The authors develop a novel certification technique that effectively detects high-dimensional multipartite entanglement without complex measurements, improving over existing methods.

Findings

Method outperforms traditional GHZ fidelity witnesses

Effective on noisy and random high-dimensional states

Simpler to evaluate than existing criteria

Abstract

Characterizing entanglement of systems composed of multiple particles is a very complex problem that is attracting increasing attention across different disciplines related to quantum physics. The task becomes even more complex when the particles have many accessible levels, i.e., they are of high dimension, which leads to a potentially high-dimensional multipartite entangled state. These are important resources for an ever-increasing number of tasks, especially when a network of parties needs to share highly entangled states, e.g., for communicating more efficiently and securely.
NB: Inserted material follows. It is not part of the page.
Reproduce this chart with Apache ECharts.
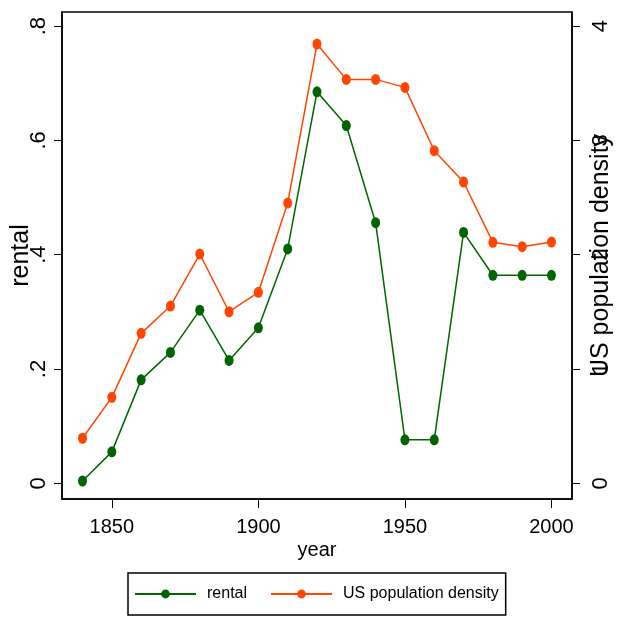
<!DOCTYPE html>
<html>
<head>
<meta charset="utf-8">
<script src="https://cdn.jsdelivr.net/npm/echarts@6/dist/echarts.min.js"></script>
<style>
html,body{margin:0;padding:0;background:#fff;}
#chart{width:618px;height:618px;}
</style>
</head>
<body>
<div id="chart"></div>
<script>
var years = [1840,1850,1860,1870,1880,1890,1900,1910,1920,1930,1940,1950,1960,1970,1980,1990,2000];
var rental = [0.004,0.055,0.181,0.229,0.303,0.215,0.272,0.410,0.685,0.626,0.456,0.076,0.076,0.439,0.364,0.364,0.364];
var density = [0.394,0.752,1.312,1.551,2.006,1.501,1.671,2.452,3.843,3.534,3.534,3.464,2.910,2.636,2.108,2.070,2.111];
var xTicks = [1850,1900,1950,2000];
var leftTicks = [0,0.2,0.4,0.6,0.8];
var leftTickLabels = ['0','.2','.4','.6','.8'];
var rightTicks = [0,1,2,3,4];
var rightTickLabels = ['0','1','2','3','4'];

var FONT = '"Liberation Sans", Arial, sans-serif';

function pairs(xs, ys){ return xs.map(function(x,i){ return [x, ys[i]]; }); }
function pick(ticks, labels){
  return function(v){ var i = ticks.findIndex(function(t){return Math.abs(t-v)<1e-9;}); return i>=0?labels[i]:''; };
}

var chart = echarts.init(document.getElementById('chart'), null, {renderer:'canvas'});
chart.setOption({
  backgroundColor:'#fff',
  animation:false,
  grid:{left:62, right:46, top:12, bottom:119, containLabel:false, outerBoundsMode:'none',
        show:true, borderColor:'#000', borderWidth:1.5, backgroundColor:'#fff'},
  legend:{
    left:128, top:573,
    padding:[13,7,13,6],
    borderColor:'#000', borderWidth:1.5, borderRadius:0,
    itemWidth:61, itemHeight:11, itemGap:23,
    textStyle:{fontFamily:FONT, fontSize:16, color:'#000', padding:[0,0,0,6]},
    data:['rental','US population density']
  },
  xAxis:{
    type:'value', min:1833, max:2007,
    name:'year', nameLocation:'middle', nameGap:41, nameMoveOverlap:false,
    nameTextStyle:{fontFamily:FONT, fontSize:20, color:'#000'},
    axisLine:{show:true, onZero:false, lineStyle:{color:'#000', width:1.5}},
    axisTick:{show:true, length:9, customValues:xTicks, lineStyle:{color:'#000', width:1}},
    axisLabel:{customValues:xTicks, margin:18, fontFamily:FONT, fontSize:20, color:'#000',
      formatter:function(v){ return String(v); }},
    splitLine:{show:false}
  },
  yAxis:[{
    type:'value', position:'left', min:-0.0275, max:0.8247,
    name:'rental', nameLocation:'middle', nameRotate:90, nameGap:28, nameMoveOverlap:false,
    nameTextStyle:{fontFamily:FONT, fontSize:25, color:'#000'},
    axisLine:{show:true, onZero:false, lineStyle:{color:'#000', width:1.5}},
    axisTick:{show:true, length:8, customValues:leftTicks, lineStyle:{color:'#000', width:1}},
    axisLabel:{customValues:leftTicks, rotate:90, margin:12, align:'center', verticalAlign:'bottom',
      fontFamily:FONT, fontSize:22, color:'#000', formatter:pick(leftTicks, leftTickLabels)},
    splitLine:{show:false}
  },{
    type:'value', position:'right', min:-0.1374, max:4.1235,
    name:'US population density', nameLocation:'middle', nameRotate:90, nameGap:17, nameMoveOverlap:false,
    nameTextStyle:{fontFamily:FONT, fontSize:25, color:'#000'},
    axisLine:{show:true, onZero:false, lineStyle:{color:'#000', width:1.5}},
    axisTick:{show:true, length:8, customValues:rightTicks, lineStyle:{color:'#000', width:1}},
    axisLabel:{customValues:rightTicks, rotate:90, margin:18, align:'center', verticalAlign:'top',
      fontFamily:FONT, fontSize:22, color:'#000', formatter:pick(rightTicks, rightTickLabels)},
    splitLine:{show:false}
  }],
  series:[{
    name:'rental', type:'line', yAxisIndex:0,
    data:pairs(years, rental),
    symbol:'circle', symbolSize:[9,11], showSymbol:true,
    color:'#006400',
    lineStyle:{color:'#006400', width:1.5},
    itemStyle:{color:'#006400'}
  },{
    name:'US population density', type:'line', yAxisIndex:1,
    data:pairs(years, density),
    symbol:'circle', symbolSize:[9,11], showSymbol:true,
    color:'#FF4500',
    lineStyle:{color:'#FF4500', width:1.5},
    itemStyle:{color:'#FF4500'}
  }]
});
</script>
</body>
</html>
For these applications, as well as for purely theoretical arguments, it is important to be able to certify both the high-dimensional and the genuine multipartite nature of entangled states, possibly based on simple measurements. Here we derive a novel method that achieves this and improves over typical entanglement witnesses like the fidelity with respect to states of a Greenberger-Horne-Zeilinger (GHZ) form, without needing more complex measurements. We test our condition on paradigmatic classes of high-dimensional multipartite entangled states like imperfect GHZ states with random noise, as well as on purely randomly chosen ones and find that, in comparison with other available criteria our method provides a significant advantage and is often also simpler to evaluate.